> GIVEN EXERCISE
Starting with the first line of the data below, copy each line up to and including the one containing "0.19, 0.22, 0.29];". Pictures stay out.

> DATASET EXTRACT
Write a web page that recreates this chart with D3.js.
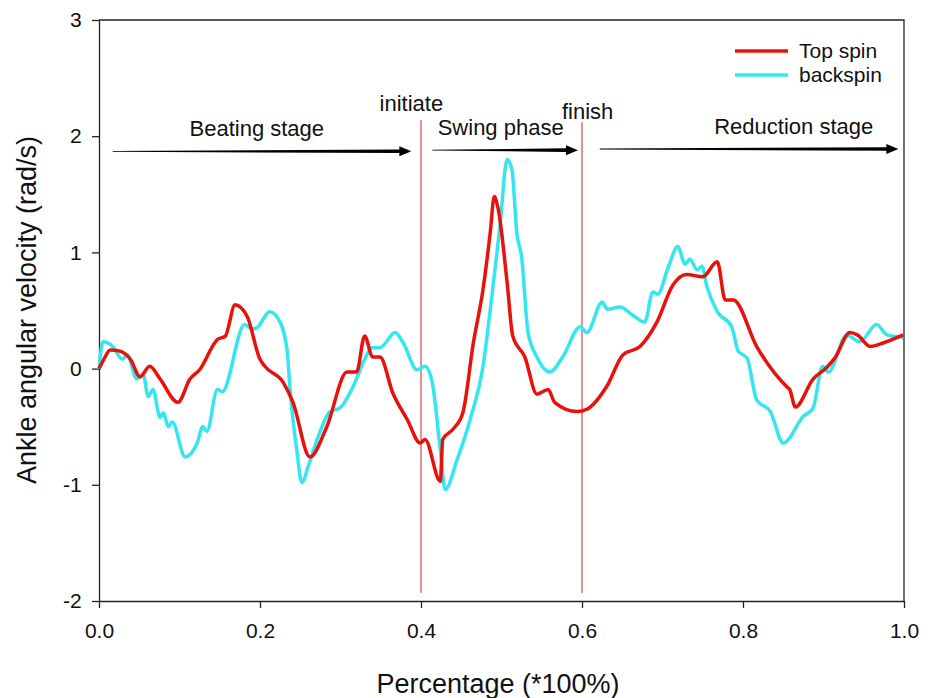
<!DOCTYPE html>
<html>
<head>
<meta charset="utf-8">
<script src="https://cdn.jsdelivr.net/npm/d3@7/dist/d3.min.js"></script>
<style>
  body { margin: 0; background: #fff; }
  text { font-family: "Liberation Sans", Arial, sans-serif; fill: #111; }
</style>
</head>
<body>
<svg id="chart" width="935" height="698"></svg>
<script>
// data
var topX = [0, 0.006, 0.014, 0.026, 0.039, 0.051, 0.063, 0.076, 0.098, 0.113, 0.125, 0.147, 0.157, 0.169, 0.184, 0.2, 0.206, 0.229, 0.241, 0.262, 0.283, 0.308, 0.32, 0.33, 0.34, 0.349, 0.365, 0.383, 0.399, 0.405, 0.424, 0.427, 0.44, 0.452, 0.465, 0.477, 0.486, 0.491, 0.496, 0.507, 0.514, 0.529, 0.544, 0.558, 0.566, 0.594, 0.606, 0.631, 0.651, 0.672, 0.693, 0.713, 0.73, 0.75, 0.768, 0.778, 0.788, 0.817, 0.855, 0.858, 0.865, 0.887, 0.904, 0.914, 0.933, 0.942, 0.958, 0.974, 0.999];
var topY = [0, 0.08, 0.16, 0.15, 0.08, -0.07, 0.02, -0.09, -0.29, -0.09, -0.01, 0.25, 0.28, 0.55, 0.45, 0.08, 0.02, -0.12, -0.29, -0.76, -0.5, -0.03, -0.03, 0.28, 0.1, 0.1, -0.21, -0.44, -0.64, -0.61, -0.97, -0.61, -0.52, -0.38, 0.22, 0.68, 1.17, 1.48, 1.37, 0.74, 0.28, 0.1, -0.22, -0.18, -0.29, -0.37, -0.35, -0.15, 0.12, 0.19, 0.4, 0.72, 0.81, 0.79, 0.92, 0.59, 0.59, 0.19, -0.16, -0.18, -0.33, -0.09, 0.01, 0.09, 0.31, 0.29, 0.19, 0.22, 0.29];

var backX = [0, 0.005, 0.017, 0.029, 0.035, 0.047, 0.055, 0.061, 0.067, 0.076, 0.08, 0.086, 0.091, 0.107, 0.122, 0.129, 0.134, 0.147, 0.153, 0.181, 0.19, 0.196, 0.212, 0.225, 0.234, 0.237, 0.246, 0.252, 0.26, 0.271, 0.287, 0.299, 0.316, 0.33, 0.339, 0.349, 0.368, 0.378, 0.395, 0.405, 0.414, 0.424, 0.43, 0.445, 0.461, 0.477, 0.489, 0.498, 0.507, 0.513, 0.519, 0.525, 0.533, 0.544, 0.56, 0.576, 0.598, 0.606, 0.625, 0.632, 0.647, 0.663, 0.678, 0.688, 0.694, 0.707, 0.719, 0.728, 0.734, 0.743, 0.749, 0.755, 0.768, 0.786, 0.794, 0.805, 0.817, 0.834, 0.85, 0.875, 0.887, 0.899, 0.906, 0.929, 0.945, 0.966, 0.979, 0.999];
var backY = [0, 0.23, 0.19, 0.08, 0.12, -0.09, -0.05, -0.24, -0.18, -0.42, -0.38, -0.5, -0.46, -0.76, -0.64, -0.5, -0.54, -0.18, -0.2, 0.38, 0.34, 0.35, 0.49, 0.4, 0.14, -0.15, -0.72, -0.98, -0.84, -0.61, -0.37, -0.34, -0.15, 0.08, 0.18, 0.18, 0.31, 0.22, -0.01, 0.02, -0.12, -0.7, -1.04, -0.78, -0.44, 0.02, 0.68, 1.22, 1.8, 1.71, 1.17, 0.96, 0.31, 0.1, -0.03, 0.1, 0.36, 0.31, 0.57, 0.51, 0.53, 0.46, 0.4, 0.66, 0.64, 0.87, 1.05, 0.9, 0.94, 0.85, 0.88, 0.71, 0.49, 0.36, 0.15, 0.09, -0.27, -0.37, -0.64, -0.41, -0.34, 0.02, -0.03, 0.29, 0.23, 0.38, 0.29, 0.27];

var xTicks = [0, 0.2, 0.4, 0.6, 0.8, 1.0];
var yTicks = [-2, -1, 0, 1, 2, 3];

// phase markers and stage arrows
var markers = [{x: 0.4, label: 'initiate', top: 2.14, labelY: 2.22, labelX: 0.388}, {x: 0.6, label: 'finish', top: 2.12, labelY: 2.15, labelX: 0.607}];
var stages = [
  {label: 'Beating stage', x0: 0.017, x1: 0.388, y: 1.87, labelX: 0.196},
  {label: 'Swing phase', x0: 0.414, x1: 0.595, y: 1.88, labelX: 0.499},
  {label: 'Reduction stage', x0: 0.622, x1: 0.993, y: 1.89, labelX: 0.863}
];

var svg = d3.select('#chart');
var margin = {top: 20, right: 31, bottom: 97, left: 99};
var width = 935 - margin.left - margin.right,
    height = 698 - margin.top - margin.bottom;

var g = svg.append('g').attr('transform', 'translate(' + margin.left + ',' + margin.top + ')');

var x = d3.scaleLinear().domain([0, 1]).range([0, width]);
var y = d3.scaleLinear().domain([-2, 3]).range([height, 0]);

// frame top/right
g.append('path')
  .attr('d', 'M0,0H' + width + 'V' + height)
  .attr('fill', 'none').attr('stroke', '#222').attr('stroke-width', 1.3);

// axes
var xAxis = g.append('g').attr('transform', 'translate(0,' + height + ')')
  .call(d3.axisBottom(x).tickValues(xTicks).tickFormat(d3.format('.1f')).tickSize(7).tickSizeOuter(0));
var yAxis = g.append('g')
  .call(d3.axisLeft(y).tickValues(yTicks).tickFormat(function (d) { return String(d); }).tickSize(7).tickSizeOuter(0));
[xAxis, yAxis].forEach(function (a) {
  a.select('.domain').attr('stroke', '#222').attr('stroke-width', 1.3);
  a.selectAll('.tick line').attr('stroke', '#222').attr('stroke-width', 1.3);
  a.selectAll('text').style('font-family', '"Liberation Sans", Arial, sans-serif').style('font-size', '21px').attr('fill', '#111');
});
xAxis.selectAll('text').attr('dy', '1.3em');
yAxis.selectAll('text').attr('dx', '-0.35em');

// axis titles
svg.append('text')
  .attr('x', 498).attr('y', 693)
  .attr('text-anchor', 'middle').style('font-size', '27px')
  .text('Percentage (*100%)');
svg.append('text')
  .attr('transform', 'translate(36,310) rotate(-90)')
  .attr('text-anchor', 'middle').style('font-size', '27px')
  .text('Ankle angular velocity (rad/s)');

// phase lines
g.selectAll('.marker').data(markers).enter().append('line')
  .attr('class', 'marker')
  .attr('x1', function (d) { return x(d.x); }).attr('x2', function (d) { return x(d.x); })
  .attr('y1', function (d) { return y(d.top); }).attr('y2', y(-1.93))
  .attr('stroke', '#cc2222').attr('stroke-width', 1);
g.selectAll('.markerLabel').data(markers).enter().append('text')
  .attr('x', function (d) { return x(d.labelX); })
  .attr('y', function (d) { return y(d.labelY); })
  .attr('text-anchor', 'middle').style('font-size', '22px')
  .text(function (d) { return d.label; });

// stage arrows: tapered shaft with a head
g.selectAll('.stage').data(stages).enter().append('path')
  .attr('class', 'stage')
  .attr('fill', '#000')
  .attr('d', function (d) {
    var a = x(d.x0), b = x(d.x1), c = y(d.y), h = 12;
    return 'M' + a + ',' + (c - 0.4) + 'L' + (b - h) + ',' + (c - 1.8) +
      'L' + (b - h) + ',' + (c - 5) + 'L' + b + ',' + c + 'L' + (b - h) + ',' + (c + 5) +
      'L' + (b - h) + ',' + (c + 1.8) + 'L' + a + ',' + (c + 0.4) + 'Z';
  });
g.selectAll('.stageLabel').data(stages).enter().append('text')
  .attr('x', function (d) { return x(d.labelX); })
  .attr('y', function (d) { return y(d.y) - 15; })
  .attr('text-anchor', 'middle').style('font-size', '22px')
  .text(function (d) { return d.label; });

// curves
var line = d3.line()
  .x(function (d) { return x(d[0]); })
  .y(function (d) { return y(d[1]); })
  .curve(d3.curveMonotoneX);

var series = [
  {name: 'Top spin', color: '#e8120c', pts: d3.zip(topX, topY)},
  {name: 'backspin', color: '#33e6f0', pts: d3.zip(backX, backY)}
];

g.selectAll('.series').data([series[1], series[0]]).enter().append('path')
  .attr('class', 'series')
  .attr('d', function (d) { return line(d.pts); })
  .attr('fill', 'none')
  .attr('stroke', function (d) { return d.color; })
  .attr('stroke-width', 3.5)
  .attr('stroke-linejoin', 'round');

// legend
var legend = svg.append('g').attr('transform', 'translate(735,51)');
legend.selectAll('line').data(series).enter().append('line')
  .attr('x1', 0).attr('x2', 53)
  .attr('y1', function (d, i) { return i * 24; }).attr('y2', function (d, i) { return i * 24; })
  .attr('stroke', function (d) { return d.color; }).attr('stroke-width', 3.5);
legend.selectAll('text').data(series).enter().append('text')
  .attr('x', 64).attr('y', function (d, i) { return i * 24 + 7; })
  .style('font-size', '21px')
  .text(function (d) { return d.name; });
</script>
</body>
</html>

> ANSWER FOR THIS EXERCISE
Write a web page that recreates this chart with D3.js.
<!DOCTYPE html>
<html>
<head>
<meta charset="utf-8">
<script src="https://cdn.jsdelivr.net/npm/d3@7/dist/d3.min.js"></script>
<style>
  body { margin: 0; background: #fff; }
  text { font-family: "Liberation Sans", Arial, sans-serif; fill: #111; }
</style>
</head>
<body>
<svg id="chart" width="935" height="698"></svg>
<script>
// data
var topX = [0, 0.006, 0.014, 0.026, 0.039, 0.051, 0.063, 0.076, 0.098, 0.113, 0.125, 0.147, 0.157, 0.169, 0.184, 0.2, 0.206, 0.229, 0.241, 0.262, 0.283, 0.308, 0.32, 0.33, 0.34, 0.349, 0.365, 0.383, 0.399, 0.405, 0.424, 0.427, 0.44, 0.452, 0.465, 0.477, 0.486, 0.491, 0.496, 0.507, 0.514, 0.529, 0.544, 0.558, 0.566, 0.594, 0.606, 0.631, 0.651, 0.672, 0.693, 0.713, 0.73, 0.75, 0.768, 0.778, 0.788, 0.817, 0.855, 0.858, 0.865, 0.887, 0.904, 0.914, 0.933, 0.942, 0.958, 0.974, 0.999];
var topY = [0, 0.08, 0.16, 0.15, 0.08, -0.07, 0.02, -0.09, -0.29, -0.09, -0.01, 0.25, 0.28, 0.55, 0.45, 0.08, 0.02, -0.12, -0.29, -0.76, -0.5, -0.03, -0.03, 0.28, 0.1, 0.1, -0.21, -0.44, -0.64, -0.61, -0.97, -0.61, -0.52, -0.38, 0.22, 0.68, 1.17, 1.48, 1.37, 0.74, 0.28, 0.1, -0.22, -0.18, -0.29, -0.37, -0.35, -0.15, 0.12, 0.19, 0.4, 0.72, 0.81, 0.79, 0.92, 0.59, 0.59, 0.19, -0.16, -0.18, -0.33, -0.09, 0.01, 0.09, 0.31, 0.29, 0.19, 0.22, 0.29];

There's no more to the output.